A few months ago, I wrote about my fantastic experience with the Chase Sapphire Preferred credit card. My card has helped me book more than $800 worth of air travel, essentially for free, in the past seven months, thanks to a hefty new member bonus and double points on dining and travel.
In late August, JPMorgan Chase revealed its newest rewards card, the Chase Sapphire Reserve, and it’s packed with even more benefits. Its arrival is making waves among consumers — specifically young people with a penchant for travel — despite its steep $450 annual fee (by comparison, the Sapphire Preferred costs just $95 annually after a first-year waived fee).
But sticker shock hasn’t been a deterrent. Already, the bank has signed up “tens of thousands” of customers, a spokeswoman for Chase told The New York Times. She said the card has been an unexpected hit, especially among millennials, the generation with the lowest levels of credit card ownership. And interestingly, the bank hasn’t spent a dime on advertising for the heavy-metal card.
Travel and money bloggers are calling it “one of the best deals in a long time” and “a great choice for pretty much anyone who travels.” One Money writer claims “the perks are just too rich” to pass up.
Among its bevy of benefits, the Reserve card comes with a $300 travel credit reimbursement awarded each calendar year. That credit alone reduces the card’s annual fee to $150.
Still, it’s not hard to see why 20- and 30-somethings are jumping at the chance to own a Reserve card.

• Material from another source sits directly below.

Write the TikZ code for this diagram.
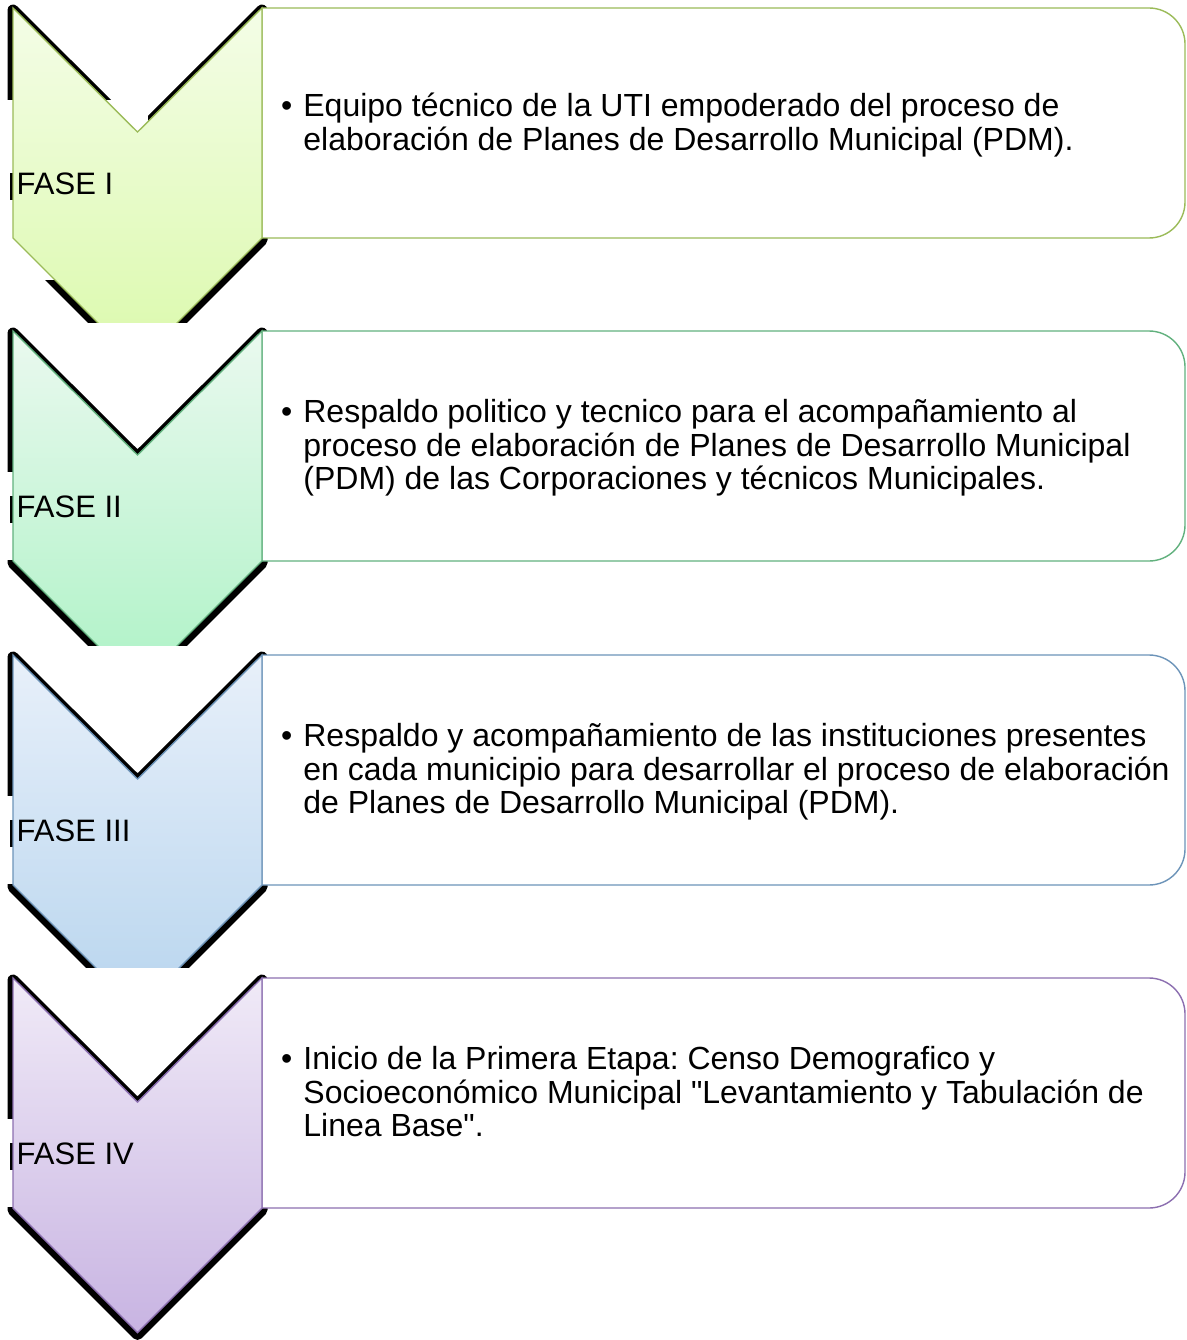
\documentclass[tikz,border=0pt]{standalone}
\usepackage{fontspec}
\setmainfont{Liberation Sans}
\newfontfamily\plainfont{Liberation Sans}
\definecolor{oneS}{HTML}{9BBB59}\definecolor{oneT}{HTML}{F4FDE7}\definecolor{oneB}{HTML}{DBF9AC}
\definecolor{twoS}{HTML}{62B17E}\definecolor{twoT}{HTML}{EAF9EF}\definecolor{twoB}{HTML}{AEF2C6}
\definecolor{thrS}{HTML}{6D94B9}\definecolor{thrT}{HTML}{E8F0FA}\definecolor{thrB}{HTML}{B8D5EE}
\definecolor{fouS}{HTML}{8C6FB0}\definecolor{fouT}{HTML}{F0EAF7}\definecolor{fouB}{HTML}{C8B4E2}
\tikzset{
  txt/.style={anchor=west, inner sep=0pt, font=\plainfont\frenchspacing\fontsize{32bp}{33.5bp}\selectfont},
  lab/.style={anchor=west, inner sep=0pt, font=\plainfont\fontsize{31bp}{33bp}\selectfont},
  edge/.style={line width=1.4bp},
}
\newcommand\chevpath{(13,0) -- (137.5,124) -- (262,0) -- (262,230) -- (137.5,354.5) -- (13,230) -- cycle}
\newcommand\boxpath{(262,0) -- (1149,0) arc[start angle=-90, end angle=0, radius=36] -- (1185,194) arc[start angle=0, end angle=90, radius=36] -- (262,230) -- cycle}
% #1 top, #2 colour prefix, #3 label, #4 name, #5 cover start, #6 cover end, #7 clip bottom, #8 text
\newcommand\phasegroup[8]{%
\begin{scope}[shift={(0,#1)}]
  \begin{scope}
    \clip (-5,-10) rectangle (1200,#7);
    \draw[black, line width=11bp, line join=round, fill=black, shift={(0,2)}] \chevpath;
    \fill[white] (0,#5) rectangle (148,#6);
    \fill[black] (9.5,165) rectangle (13,192);
    \draw[edge, draw=#2S, fill=white] \boxpath;
    \shade[top color=#2T, bottom color=#2B] \chevpath;
    \draw[edge, draw=#2S, line join=miter] \chevpath;
  \end{scope}
  \node[lab] (f#4) at (16.5,176) {#3};
  \node[txt] (t#4) at (281,118.5) {\begin{tabular}{@{}l@{\hspace{11bp}}l@{}}#8\end{tabular}};
\end{scope}}
\begin{document}
\begin{tikzpicture}[x=1bp,y=-1bp]
\useasboundingbox (0,0) rectangle (1186,1340);
\fill[white] (0,0) rectangle (1186,1340);
\phasegroup{8}{one}{FASE I}{1}{92}{272}{314}{\textbullet & Equipo técnico de la UTI empoderado del proceso de\\ & elaboración de Planes de Desarrollo Municipal (PDM).}
\phasegroup{331}{two}{FASE II}{2}{141}{229}{314}{\textbullet & Respaldo politico y tecnico para el acompañamiento al\\ & proceso de elaboración de Planes de Desarrollo Municipal\\ & (PDM) de las Corporaciones y técnicos Municipales.}
\phasegroup{655}{thr}{FASE III}{3}{141}{229}{312}{\textbullet & Respaldo y acompañamiento de las instituciones presentes\\ & en cada municipio para desarrollar el proceso de elaboración\\ & de Planes de Desarrollo Municipal (PDM).}
\phasegroup{978}{fou}{FASE IV}{4}{141}{229}{400}{\textbullet & Inicio de la Primera Etapa: Censo Demografico y\\ & Socioeconómico Municipal "Levantamiento y Tabulación de\\ & Linea Base".}
\end{tikzpicture}
\end{document}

Its extensive benefits include:
- $300 annual travel credit reimbursement each calendar year
- 100,000 point new-member bonus after you spend $4,000 on the card in the first three months (that’s $1,500 in travel credit)
- 1 point earned for every $1 spent
- 2 additional points earned for every $1 spent on travel (includes airfare, hotels, Airbnb, taxis, Ubers, etc.)

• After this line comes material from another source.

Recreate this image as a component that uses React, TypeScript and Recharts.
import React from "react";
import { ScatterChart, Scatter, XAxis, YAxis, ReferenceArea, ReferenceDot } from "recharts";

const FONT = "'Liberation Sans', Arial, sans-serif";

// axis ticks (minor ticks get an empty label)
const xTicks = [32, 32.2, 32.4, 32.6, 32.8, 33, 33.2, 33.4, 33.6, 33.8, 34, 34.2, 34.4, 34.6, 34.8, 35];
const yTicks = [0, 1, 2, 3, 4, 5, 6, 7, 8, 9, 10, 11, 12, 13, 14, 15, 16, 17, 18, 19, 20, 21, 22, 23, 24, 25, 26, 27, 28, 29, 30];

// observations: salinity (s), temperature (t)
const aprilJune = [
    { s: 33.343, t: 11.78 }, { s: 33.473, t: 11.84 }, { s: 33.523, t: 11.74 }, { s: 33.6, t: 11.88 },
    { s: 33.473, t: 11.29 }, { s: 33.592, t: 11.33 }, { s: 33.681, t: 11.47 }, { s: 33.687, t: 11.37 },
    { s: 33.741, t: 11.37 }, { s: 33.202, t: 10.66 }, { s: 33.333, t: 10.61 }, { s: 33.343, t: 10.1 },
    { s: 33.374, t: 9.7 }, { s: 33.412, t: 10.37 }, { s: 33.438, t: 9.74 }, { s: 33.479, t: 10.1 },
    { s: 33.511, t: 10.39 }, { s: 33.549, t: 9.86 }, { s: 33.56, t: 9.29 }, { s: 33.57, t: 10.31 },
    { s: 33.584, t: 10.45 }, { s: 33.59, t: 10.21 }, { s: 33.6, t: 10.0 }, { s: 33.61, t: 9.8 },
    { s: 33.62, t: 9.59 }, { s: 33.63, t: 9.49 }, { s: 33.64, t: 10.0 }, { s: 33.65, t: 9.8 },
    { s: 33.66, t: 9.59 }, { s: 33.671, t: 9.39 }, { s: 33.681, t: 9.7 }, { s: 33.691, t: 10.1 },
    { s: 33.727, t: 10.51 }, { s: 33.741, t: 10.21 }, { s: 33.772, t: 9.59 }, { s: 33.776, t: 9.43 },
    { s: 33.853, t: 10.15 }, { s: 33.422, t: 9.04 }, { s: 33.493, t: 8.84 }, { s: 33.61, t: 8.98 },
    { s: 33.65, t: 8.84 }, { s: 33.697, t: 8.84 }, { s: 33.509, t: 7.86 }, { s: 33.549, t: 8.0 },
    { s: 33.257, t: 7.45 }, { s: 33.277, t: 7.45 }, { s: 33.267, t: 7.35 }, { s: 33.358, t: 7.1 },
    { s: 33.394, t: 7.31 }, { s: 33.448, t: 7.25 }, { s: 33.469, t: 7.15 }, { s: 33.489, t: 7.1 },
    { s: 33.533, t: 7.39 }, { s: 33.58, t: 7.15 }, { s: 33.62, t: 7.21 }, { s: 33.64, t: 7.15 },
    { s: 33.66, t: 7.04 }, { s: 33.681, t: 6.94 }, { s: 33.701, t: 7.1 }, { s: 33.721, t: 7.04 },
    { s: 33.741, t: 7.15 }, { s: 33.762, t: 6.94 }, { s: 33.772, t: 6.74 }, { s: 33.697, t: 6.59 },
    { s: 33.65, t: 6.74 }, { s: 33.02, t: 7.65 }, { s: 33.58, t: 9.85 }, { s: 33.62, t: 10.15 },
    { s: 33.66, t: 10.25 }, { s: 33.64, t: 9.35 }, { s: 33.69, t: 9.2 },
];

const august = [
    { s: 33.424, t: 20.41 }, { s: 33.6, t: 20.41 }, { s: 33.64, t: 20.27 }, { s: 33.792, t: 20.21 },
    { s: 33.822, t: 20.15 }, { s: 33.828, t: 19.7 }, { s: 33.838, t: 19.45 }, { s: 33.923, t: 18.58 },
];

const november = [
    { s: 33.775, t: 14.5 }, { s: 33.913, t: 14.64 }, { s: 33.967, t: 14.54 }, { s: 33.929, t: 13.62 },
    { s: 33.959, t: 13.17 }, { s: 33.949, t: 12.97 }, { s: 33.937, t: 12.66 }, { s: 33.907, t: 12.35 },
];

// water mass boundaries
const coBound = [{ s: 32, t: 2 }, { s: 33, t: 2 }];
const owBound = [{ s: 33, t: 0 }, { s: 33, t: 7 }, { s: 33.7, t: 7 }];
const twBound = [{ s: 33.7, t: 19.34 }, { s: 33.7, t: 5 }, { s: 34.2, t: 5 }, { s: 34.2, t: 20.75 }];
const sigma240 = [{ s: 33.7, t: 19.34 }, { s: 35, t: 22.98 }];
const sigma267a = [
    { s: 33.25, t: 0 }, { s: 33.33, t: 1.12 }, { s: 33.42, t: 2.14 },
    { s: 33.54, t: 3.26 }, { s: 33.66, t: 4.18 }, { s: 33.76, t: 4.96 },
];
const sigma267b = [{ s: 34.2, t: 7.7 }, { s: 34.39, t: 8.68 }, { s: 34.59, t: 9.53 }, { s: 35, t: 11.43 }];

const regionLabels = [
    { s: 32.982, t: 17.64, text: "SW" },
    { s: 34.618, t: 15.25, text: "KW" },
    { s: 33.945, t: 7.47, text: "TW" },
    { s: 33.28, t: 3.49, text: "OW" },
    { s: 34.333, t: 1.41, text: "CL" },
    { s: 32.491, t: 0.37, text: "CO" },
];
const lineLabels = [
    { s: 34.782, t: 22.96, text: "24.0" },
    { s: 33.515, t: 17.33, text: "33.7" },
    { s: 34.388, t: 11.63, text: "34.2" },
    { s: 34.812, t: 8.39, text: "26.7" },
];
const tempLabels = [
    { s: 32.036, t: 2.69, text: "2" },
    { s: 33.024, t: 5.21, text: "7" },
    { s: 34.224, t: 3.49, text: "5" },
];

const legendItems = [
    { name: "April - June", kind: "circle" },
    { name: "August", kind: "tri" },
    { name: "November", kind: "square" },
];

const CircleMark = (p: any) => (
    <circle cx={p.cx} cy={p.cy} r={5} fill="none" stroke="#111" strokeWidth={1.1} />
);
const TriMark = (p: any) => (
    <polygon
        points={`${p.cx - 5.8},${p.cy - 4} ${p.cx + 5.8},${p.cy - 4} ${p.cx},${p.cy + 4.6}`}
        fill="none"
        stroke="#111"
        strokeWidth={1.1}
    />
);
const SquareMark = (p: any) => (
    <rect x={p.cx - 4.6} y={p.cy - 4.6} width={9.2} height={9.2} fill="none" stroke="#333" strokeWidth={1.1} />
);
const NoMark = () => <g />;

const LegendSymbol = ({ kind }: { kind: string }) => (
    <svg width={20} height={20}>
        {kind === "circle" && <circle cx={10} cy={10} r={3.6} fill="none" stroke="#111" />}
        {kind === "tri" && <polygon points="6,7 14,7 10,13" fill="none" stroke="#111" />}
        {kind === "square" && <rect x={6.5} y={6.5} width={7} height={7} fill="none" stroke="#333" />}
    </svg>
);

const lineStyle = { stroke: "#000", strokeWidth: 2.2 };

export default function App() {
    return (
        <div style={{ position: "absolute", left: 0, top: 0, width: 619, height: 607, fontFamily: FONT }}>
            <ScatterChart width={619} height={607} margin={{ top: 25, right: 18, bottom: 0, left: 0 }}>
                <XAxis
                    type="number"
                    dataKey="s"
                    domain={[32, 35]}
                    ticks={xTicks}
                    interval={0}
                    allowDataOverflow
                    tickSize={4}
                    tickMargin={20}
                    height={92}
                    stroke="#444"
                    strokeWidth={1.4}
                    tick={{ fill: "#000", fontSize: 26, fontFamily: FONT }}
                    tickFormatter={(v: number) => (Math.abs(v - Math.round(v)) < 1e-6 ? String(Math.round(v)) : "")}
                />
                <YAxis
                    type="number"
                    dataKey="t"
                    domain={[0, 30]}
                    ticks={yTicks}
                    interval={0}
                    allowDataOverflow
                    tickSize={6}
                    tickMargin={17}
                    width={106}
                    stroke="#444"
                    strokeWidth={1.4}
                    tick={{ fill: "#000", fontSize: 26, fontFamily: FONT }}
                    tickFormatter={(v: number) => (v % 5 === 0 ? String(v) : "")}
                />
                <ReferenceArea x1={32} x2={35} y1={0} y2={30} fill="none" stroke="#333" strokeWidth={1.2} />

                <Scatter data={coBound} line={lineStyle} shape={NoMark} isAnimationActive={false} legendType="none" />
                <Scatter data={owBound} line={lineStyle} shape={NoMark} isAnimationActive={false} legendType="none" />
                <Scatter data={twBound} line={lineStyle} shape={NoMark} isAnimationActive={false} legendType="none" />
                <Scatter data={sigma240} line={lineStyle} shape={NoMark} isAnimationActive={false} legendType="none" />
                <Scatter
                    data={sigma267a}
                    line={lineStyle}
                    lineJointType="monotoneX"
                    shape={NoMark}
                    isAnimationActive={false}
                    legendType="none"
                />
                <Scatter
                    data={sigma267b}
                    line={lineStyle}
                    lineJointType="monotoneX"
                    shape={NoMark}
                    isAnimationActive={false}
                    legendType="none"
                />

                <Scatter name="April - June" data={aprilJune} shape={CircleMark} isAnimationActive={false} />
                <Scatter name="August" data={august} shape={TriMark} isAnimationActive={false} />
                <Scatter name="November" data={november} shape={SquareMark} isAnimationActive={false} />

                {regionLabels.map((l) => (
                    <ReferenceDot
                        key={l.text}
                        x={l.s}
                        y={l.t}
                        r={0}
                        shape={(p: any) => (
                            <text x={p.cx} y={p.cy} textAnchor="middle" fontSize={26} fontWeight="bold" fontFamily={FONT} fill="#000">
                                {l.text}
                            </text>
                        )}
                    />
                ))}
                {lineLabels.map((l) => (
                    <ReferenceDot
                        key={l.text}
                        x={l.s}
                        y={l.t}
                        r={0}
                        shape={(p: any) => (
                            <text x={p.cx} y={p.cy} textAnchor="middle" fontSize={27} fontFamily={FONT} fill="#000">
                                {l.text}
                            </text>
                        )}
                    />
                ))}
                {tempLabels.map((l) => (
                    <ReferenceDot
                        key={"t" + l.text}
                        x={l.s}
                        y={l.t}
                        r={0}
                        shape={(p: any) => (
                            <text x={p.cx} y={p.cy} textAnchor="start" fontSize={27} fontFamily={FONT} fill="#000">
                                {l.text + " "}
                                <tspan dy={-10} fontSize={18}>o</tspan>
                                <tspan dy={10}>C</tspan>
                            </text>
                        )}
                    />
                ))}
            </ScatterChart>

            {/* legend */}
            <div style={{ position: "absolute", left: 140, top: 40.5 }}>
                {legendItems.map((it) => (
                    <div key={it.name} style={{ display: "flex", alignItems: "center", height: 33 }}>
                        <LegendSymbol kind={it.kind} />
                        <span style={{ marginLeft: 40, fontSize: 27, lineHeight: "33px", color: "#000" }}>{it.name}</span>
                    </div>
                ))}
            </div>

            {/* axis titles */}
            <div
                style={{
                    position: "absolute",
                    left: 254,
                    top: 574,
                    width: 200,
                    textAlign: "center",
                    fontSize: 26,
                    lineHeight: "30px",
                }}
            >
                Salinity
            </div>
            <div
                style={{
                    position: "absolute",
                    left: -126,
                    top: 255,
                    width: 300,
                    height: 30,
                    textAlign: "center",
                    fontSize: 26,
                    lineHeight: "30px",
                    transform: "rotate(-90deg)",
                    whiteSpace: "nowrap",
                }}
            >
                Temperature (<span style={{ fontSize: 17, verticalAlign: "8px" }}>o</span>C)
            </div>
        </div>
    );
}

- 2 additional points earned for every $1 spent on dining (includes Seamless, bars, cafés, restaurants, etc.)
Beyond the points, the Reserve offers some perks that are truly unparalleled, including a suite of “elite travel benefits”:
- $100 application fee credit for Global Entry or TSA Pre-check
- Transfer points 1:1 to frequent flyer and hotel loyalty partners
- Access to over 900 VIP airport lounges worldwide
- No foreign transaction fees
- Special benefits during a stay at Chase’s Luxury Hotel & Resort Collection (including room upgrades, free breakfast, and early or late check-in/check-out)
But according to The Times’ Stacy Cowley, the general trend among points and loyalty programs is that credit card companies eventually throw out any rewards and benefits that hinder profits. But Chase assures consumers there are no plans to make changes.
And as the Motley Fool points out, although the benefits of the Reserve may make you feel rich, you don’t have to be a millionaire to become a cardholder. Almost anyone will be considered by Chase, as long as they haven’t applied for more than five credit cards in the past 24 months.